His mother was a painter who came from ancient Cheshire stock, and Sassoon grew up on a country estate and in the Church of England, even acquiring that tinge of anti-Semitism customary among the British upper classes, before converting late in life to Roman Catholicism.
Sassoon was an aesthete and a bohemian who was nevertheless an enthusiastic guest at country-house weekends, and his favorite pastimes were cricket, golf and riding to hounds.
He was a rich man who lived in a great house, but called himself a socialist and gave away vast sums to his friends. And Sassoon was gay, closeted at first but then remarkably open for the time. Yet he eventually married and had a son, in whom he was greatly relieved to see evidence of sexual "normality."
Sassoon wrote six volumes of slightly fictionalized autobiography, of which the most famous was his bestselling Memoirs of a Fox-Hunting Man, and since his death there have been at least a half-dozen biographies, of which Max Egremont's is easily the most engaging.
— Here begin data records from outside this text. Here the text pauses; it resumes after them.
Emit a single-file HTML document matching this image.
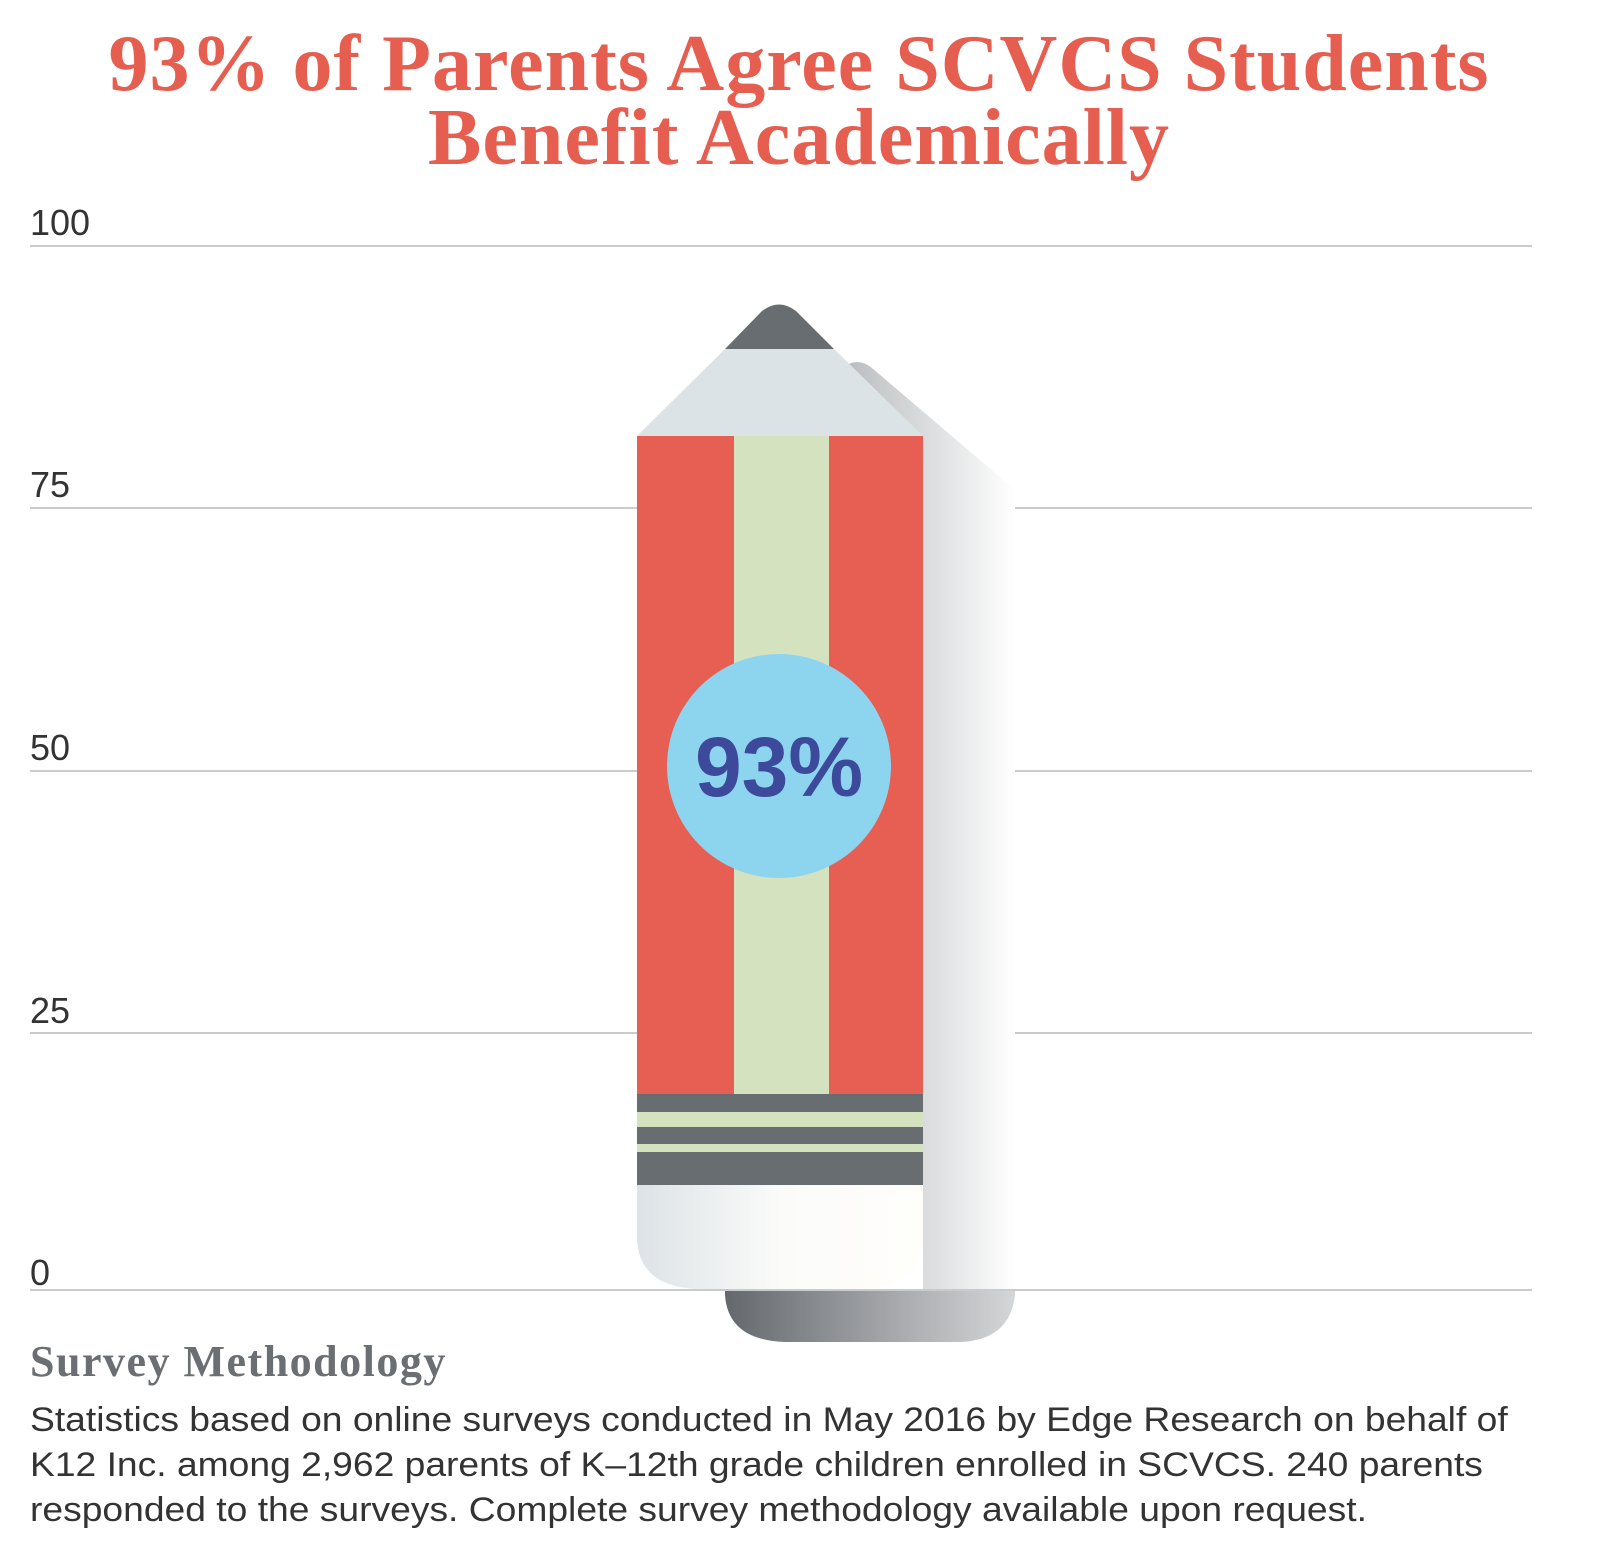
<!DOCTYPE html>
<html><head><meta charset="utf-8"><style>
body{margin:0;width:1598px;height:1566px;background:#fff;position:relative;overflow:hidden;font-family:"Liberation Sans",sans-serif}
.t{position:absolute;left:0;width:1598px;text-align:center;color:#e55e50;font-family:"Liberation Serif",serif;font-weight:bold;font-size:80px;letter-spacing:1px;line-height:1}
.lab{position:absolute;left:30px;font-size:36px;color:#333;line-height:1}
.g{position:absolute;left:30px;width:1502px;height:2px;background:#c9cbcd}
.p{position:absolute;left:30px;font-size:34px;color:#333;white-space:nowrap;line-height:1;transform:scaleX(1.095);transform-origin:0 0}
</style></head><body>
<div class="t" style="top:24px">93% of Parents Agree SCVCS Students</div>
<div class="t" style="top:98px">Benefit Academically</div>
<div class="lab" style="top:205px">100</div>
<div class="lab" style="top:467px">75</div>
<div class="lab" style="top:730px">50</div>
<div class="lab" style="top:993px">25</div>
<div class="lab" style="top:1255px">0</div>
<div class="g" style="top:245px"></div>
<div class="g" style="top:507px"></div>
<div class="g" style="top:770px"></div>
<div class="g" style="top:1032px"></div>
<svg style="position:absolute;left:0;top:0" width="1598" height="1566">
<defs>
<linearGradient id="sh" x1="0" x2="1"><stop offset="0" stop-color="#b8babd"/><stop offset="1" stop-color="#fff"/></linearGradient>
<linearGradient id="sh2" x1="0" x2="1"><stop offset="0" stop-color="#64686d"/><stop offset="1" stop-color="#d5d6d8"/></linearGradient>
<linearGradient id="er" x1="0" x2="1"><stop offset="0" stop-color="#dde3e6"/><stop offset="0.5" stop-color="#fbfbfa"/><stop offset="1" stop-color="#fffefb"/></linearGradient>
</defs>
<path d="M840,370 Q856,355 872,368 L1015,490 L1015,1290 L923,1290 L923,436 Z" fill="url(#sh)"/>
<path d="M725,1290 L1015,1290 L1015,1295 Q1010,1340 960,1342 L785,1342 Q728,1340 725,1295 Z" fill="url(#sh2)"/>
<rect x="30" y="1289" width="1502" height="2" fill="#c9cbcd"/>
<path d="M637,436 L725,349 L834,349 L923,436 Z" fill="#dce3e6"/>
<path d="M725,349 L762,311 Q779,298 796,311 L834,349 Z" fill="#686d72"/>
<rect x="637" y="436" width="286" height="658" fill="#e65f52"/>
<rect x="734" y="436" width="95" height="658" fill="#d5e2bf"/>
<rect x="637" y="1094" width="286" height="18" fill="#686d72"/>
<rect x="637" y="1112" width="286" height="15" fill="#d5e2bf"/>
<rect x="637" y="1127" width="286" height="17" fill="#686d72"/>
<rect x="637" y="1144" width="286" height="8" fill="#d5e2bf"/>
<rect x="637" y="1152" width="286" height="33" fill="#686d72"/>
<path d="M637,1185 L923,1185 L923,1240 Q920,1288 860,1289 L700,1289 Q640,1288 637,1240 Z" fill="url(#er)"/>
<circle cx="779" cy="766" r="112" fill="#8dd4ef"/>
<text x="779" y="796" text-anchor="middle" font-family="Liberation Sans,sans-serif" font-weight="bold" font-size="84" fill="#3d4a9b">93%</text>
</svg>
<div style="position:absolute;left:30px;top:1340px;font-family:'Liberation Serif',serif;font-weight:bold;font-size:44px;letter-spacing:1.5px;color:#6b6e72;line-height:1">Survey Methodology</div>
<div class="p" style="top:1403px">Statistics based on online surveys conducted in May 2016 by Edge Research on behalf of</div>
<div class="p" style="top:1448px">K12 Inc. among 2,962 parents of K–12th grade children enrolled in SCVCS. 240 parents</div>
<div class="p" style="top:1493px">responded to the surveys. Complete survey methodology available upon request.</div>
</body></html>
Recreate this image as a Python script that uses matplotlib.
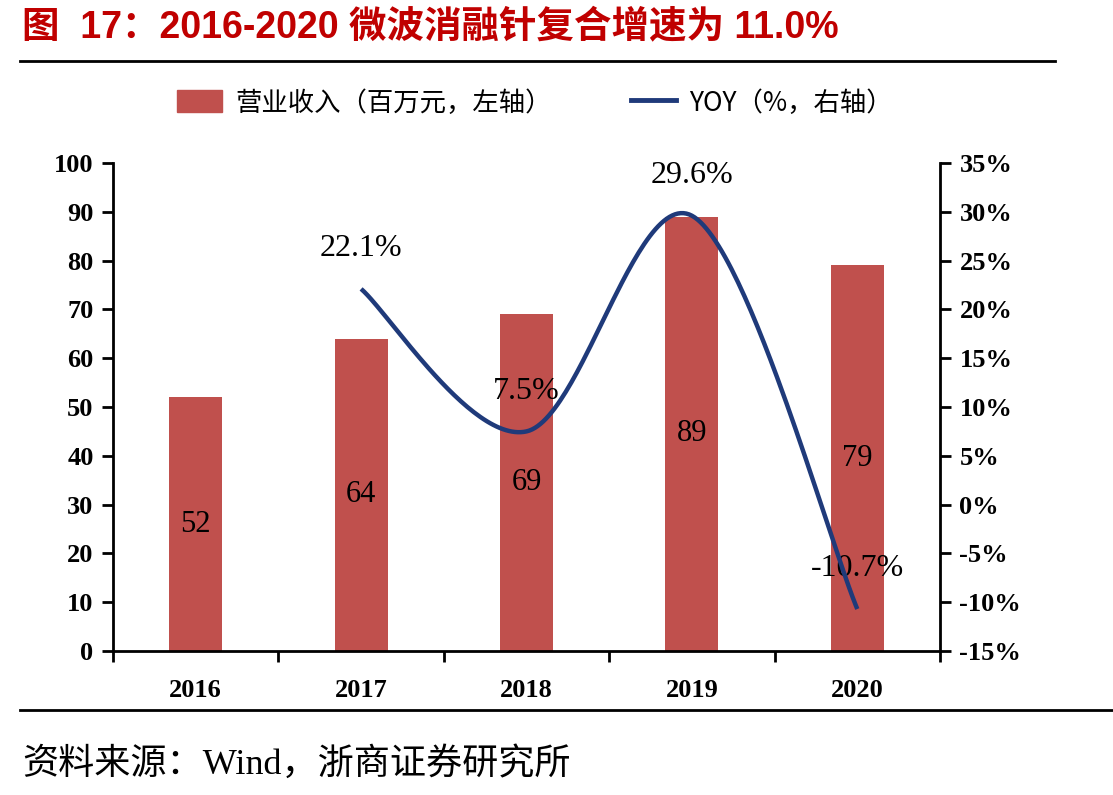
import numpy as np
import matplotlib
matplotlib.use("Agg")
import matplotlib.pyplot as plt
from matplotlib.lines import Line2D
from matplotlib.patches import Patch

years = ["2016", "2017", "2018", "2019", "2020"]
revenue = [52, 64, 69, 89, 79]
yoy_years = ["2017", "2018", "2019", "2020"]
yoy = [22.1, 7.5, 29.6, -10.7]

title = "图  17：2016-2020 微波消融针复合增速为 11.0%"
legend_bar = "营业收入（百万元，左轴）"
legend_line = "YOY（%，右轴）"
source = "资料来源：Wind，浙商证券研究所"

bar_color = "#C0504D"
line_color = "#1F3A7A"
title_color = "#C00000"

fig = plt.figure(figsize=(11.13, 7.95), dpi=100)
ax = fig.add_axes([113/1113, 144/795, 827/1113, 488/795])
ax2 = ax.twinx()

x = np.arange(len(years))
ax.bar(x, revenue, width=0.32, color=bar_color, zorder=2)
for xi, v in zip(x, revenue):
    ax.text(xi, v/2, f"{v}", ha="center", va="center", fontsize=22,
            family="Liberation Serif", color="black", zorder=3)

# smoothed line (Catmull-Rom, like Excel smoothing)
xl = np.array([years.index(y) for y in yoy_years], dtype=float)
yl = np.array(yoy, dtype=float)
P = np.column_stack([xl, yl])
Pext = np.vstack([P[0], P, P[-1]])
pts = []
t = np.linspace(0, 1, 60)
for i in range(1, len(Pext) - 2):
    p0, p1, p2, p3 = Pext[i-1], Pext[i], Pext[i+1], Pext[i+2]
    c1 = p1 + (p2 - p0) / 6
    c2 = p2 - (p3 - p1) / 6
    seg = ((1-t)**3)[:, None]*p1 + (3*(1-t)**2*t)[:, None]*c1 + (3*(1-t)*t**2)[:, None]*c2 + (t**3)[:, None]*p2
    pts.append(seg)
pts = np.vstack(pts)
ax2.plot(pts[:, 0], pts[:, 1], color=line_color, lw=3.2, zorder=4, solid_capstyle="butt")
for xi, v in zip(xl, yl):
    ax2.annotate(f"{v:.1f}%", (xi, v), xytext=(0, 29), textcoords="offset points",
                 ha="center", va="center", fontsize=23, family="Liberation Serif", color="black")

ax.set_xlim(-0.5, 4.5)
ax.set_ylim(0, 100)
ax.set_yticks(np.arange(0, 101, 10))
ax2.set_ylim(-15, 35)
ax2.set_yticks(np.arange(-15, 36, 5))
ax2.set_yticklabels([f"{v}%" for v in range(-15, 36, 5)])

ax.set_xticks(x)
ax.set_xticklabels(years)
ax.set_xticks(np.arange(-0.5, 4.6, 1), minor=True)
ax.tick_params(axis="x", which="major", length=0, pad=20)
ax.tick_params(axis="x", which="minor", length=8, width=2, direction="out")
ax.tick_params(axis="y", length=8, width=2, direction="out", pad=6)
ax2.tick_params(axis="y", length=8, width=2, direction="out", pad=6)

for a in (ax, ax2):
    a.spines["top"].set_visible(False)
    for s in ("left", "right", "bottom"):
        a.spines[s].set_linewidth(2)
ax.spines["right"].set_visible(False)
ax2.spines["left"].set_visible(False)
ax2.spines["bottom"].set_visible(False)

for lab in ax.get_xticklabels() + ax.get_yticklabels() + ax2.get_yticklabels():
    lab.set_family("Liberation Serif")
    lab.set_fontweight("bold")
    lab.set_fontsize(19)

# title and rules
fig.text(22/1113, 1 - 27/795, title, ha="left", va="center", fontsize=27, fontweight="bold",
         color=title_color, family=["Liberation Sans", "Noto Sans CJK SC"])
fig.add_artist(Line2D([20/1113, 1055/1113], [1 - 61/795, 1 - 61/795], color="black", lw=2))
fig.add_artist(Line2D([20/1113, 1.0], [1 - 710/795, 1 - 710/795], color="black", lw=2))

handles = [Patch(color=bar_color), Line2D([0], [0], color=line_color, lw=3.5)]
fig.legend(handles, [legend_bar, legend_line], loc="center", bbox_to_anchor=(535/1113, 1 - 103/795),
           ncol=2, frameon=False, prop={"family": ["Noto Sans CJK SC"], "size": 19},
           handlelength=1.7, handleheight=0.9, columnspacing=3.0, handletextpad=0.5)

fig.text(22/1113, 1 - 764/795, source, ha="left", va="center", fontsize=26,
         family=["Liberation Serif", "Noto Sans CJK SC"], color="black")

fig.savefig("out.png", dpi=100)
The author is himself a vaguely Sassoonish character, a titled aristo who writes books to help pay for the upkeep of Petworth, his ancestral estate, and he is related to two of the players in the story: Wilfrid Scawen Blunt, an older poet who was one of Sassoon's mentors, and Stephen Tennant, who was the great love of Sassoon's life.
Max Egremont is a historian, not a literary scholar, and he is occasionally a little tone-deaf to the verse, which he mostly cites in snippets, as signposts to what was going on in the life.
He also takes Sassoon's side, more or less, in Sassoon's feud with the moderns and his refusal to learn anything from them -- in fact the signal mistake of his career. In that respect, Sassoon was a little like the American poet Edna St. Vincent Millay.